Car. Driver. Pashupati. The biggest Hindu temple in the world. This is where the Hindus of Nepal cremate their dearly departed. One portion of the river is free for cremation (you supply the wood) and another portion is for payment. It is a sprawling massive complex and there are tons of people. There are buildings into which I as a non-Hindu cannot go, but plenty of places where I can. It is a breathtaking snapshot of humanity and worship and activity. There are holy men called saddu who wear paint on their face and have long hair and accept money in exchange for pictures and are so used to tourists that every time I walk by, they straighten up and try to catch my eye. I do not take their picture. I’m too enamored of the entire scene. In one section you can see where other holy men have set up their homes in the crevices of the cliff facing one side of the temple complex. As we are walking, I gesture up toward a path and ask what is up there. Oh, more of the same.
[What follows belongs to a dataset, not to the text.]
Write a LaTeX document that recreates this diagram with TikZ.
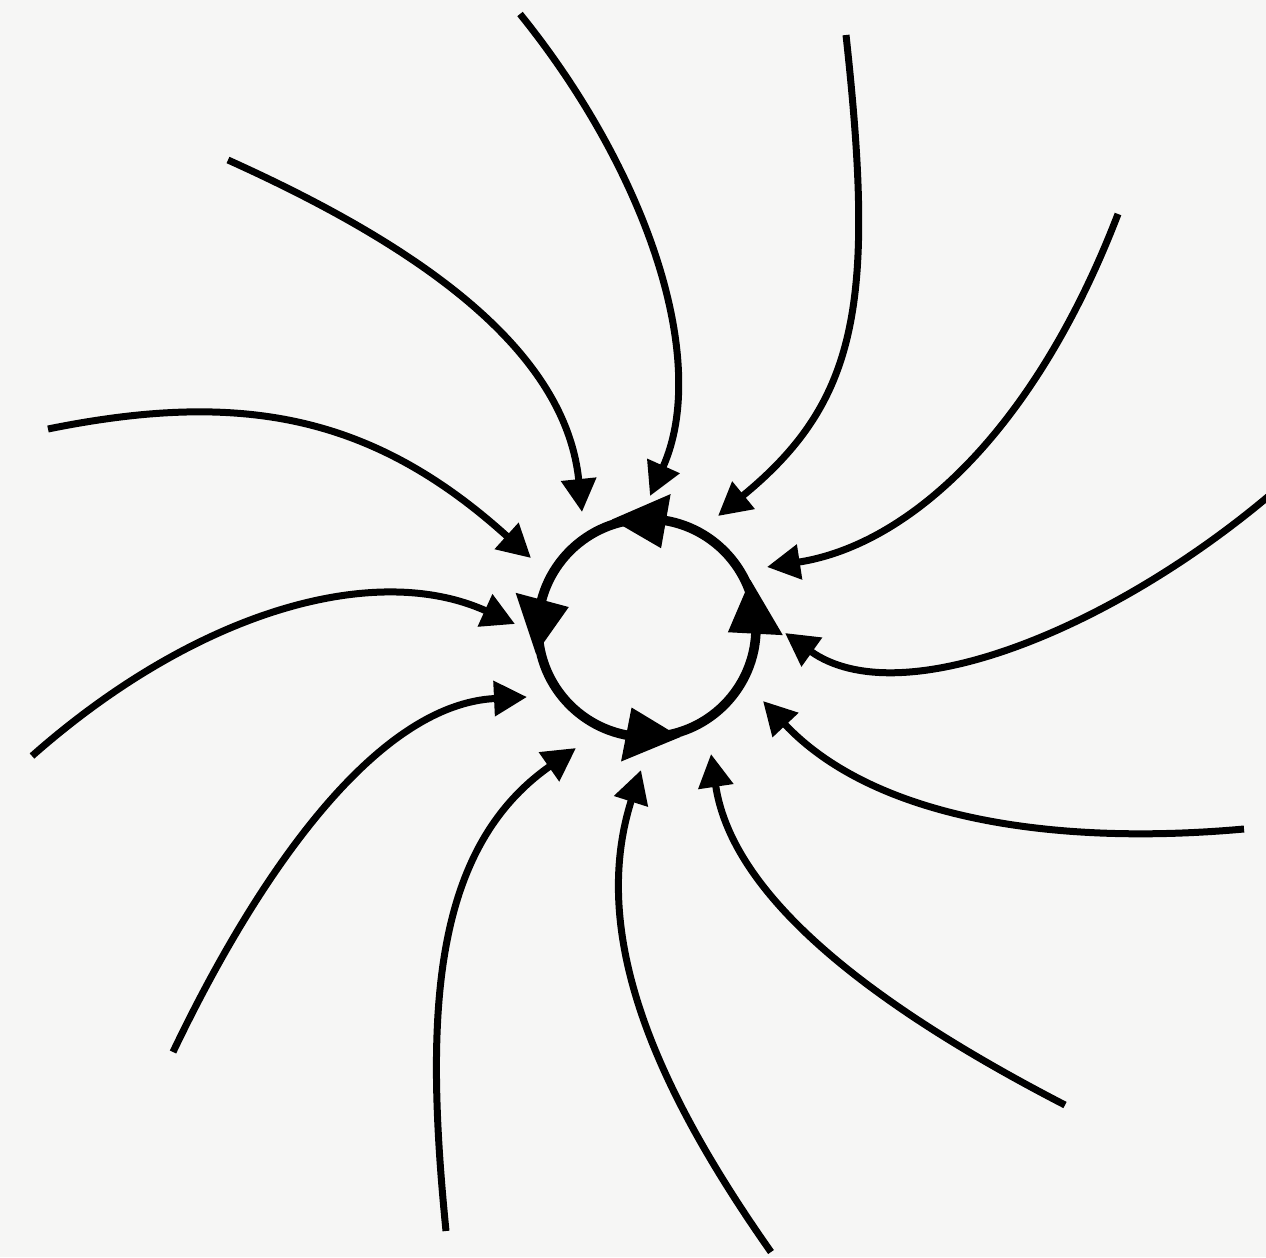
\documentclass[tikz,border=0pt]{standalone}
\usepackage{tikz}
\usetikzlibrary{arrows.meta}
\definecolor{paper}{RGB}{246,246,245}

\begin{document}
\begin{tikzpicture}[x=0.2mm,y=0.2mm,
  inflow/.style={line width=1.4mm,-{Triangle[length=6.6mm,width=6.8mm]}},
  orbit/.style={line width=1.9mm}]
  \fill[paper] (0,0) rectangle (1266,-1257);
  \useasboundingbox (0,0) rectangle (1266,-1257);
  % the closed orbit, run anticlockwise; the four heads are filled by hand
  \coordinate (cyc) at (647,-628);
  \draw[orbit] (cyc) circle[radius=21.8mm];
  \foreach \b in {25,108,193,287}
    \fill ([shift={(\b:114)}]cyc) -- ([shift={(\b-28:81)}]cyc) -- ([shift={(\b-28:136)}]cyc) -- cycle;
  % trajectories winding in from outside
  \draw[inflow] (520,-14) .. controls (646,-170) and (711,-360) .. (650,-496);
  \draw[inflow] (846,-35) .. controls (875,-300) and (860,-400) .. (718,-516);
  \draw[inflow] (1118,-214) .. controls (1035,-430) and (910,-545) .. (767,-567);
  \draw[inflow] (1270,-495) .. controls (1110,-630) and (900,-715) .. (785,-633);
  \draw[inflow] (1244,-829) .. controls (1044,-847) and (870,-815) .. (763,-701);
  \draw[inflow] (1065,-1105) .. controls (887,-1013) and (733,-903) .. (711,-754);
  \draw[inflow] (771,-1252) .. controls (650,-1080) and (590,-930) .. (641,-770);
  \draw[inflow] (446,-1231) .. controls (425,-1020) and (430,-850) .. (576,-748);
  \draw[inflow] (173,-1052) .. controls (259,-872) and (377,-704) .. (527,-697);
  \draw[inflow] (32,-756) .. controls (195,-612) and (374,-560) .. (515,-624);
  \draw[inflow] (48,-429) .. controls (240,-390) and (372,-414) .. (531,-558);
  \draw[inflow] (228,-160) .. controls (410,-242) and (565,-345) .. (582,-512);
\end{tikzpicture}
\end{document}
As we are walking to the car, he keep stelling me about his rotary club and the school for poor children that he and his friends are trying to start, and about hte scholarships that they give. He then tells me about various and sundry scams that children and shopkeepers run against tourists. One where the children ask tourists to buy them a dictionary. The tourist does, seeing no harm in it. They go to a shop, they get a dictionary and the shopkeep sells it for $10 US. The tourist leaves and the children take it back to the shop, where they get $4 and the shopkeeper gets $6. He reassures me his school is not a scam like that. They only take in good children.

We get back to the hotel and I get out, shake his hand, and walk rather quickly to my room. Terrible or not, I didn’t give him a tip. I just couldn’t. By that point I was so annoyed and felt as though absolutely nothing had been added to my trip but rather much had been taken away from one of my two free days in Kathmandu. I did tip the driver, though. If for nothing else than he was quiet the entire time.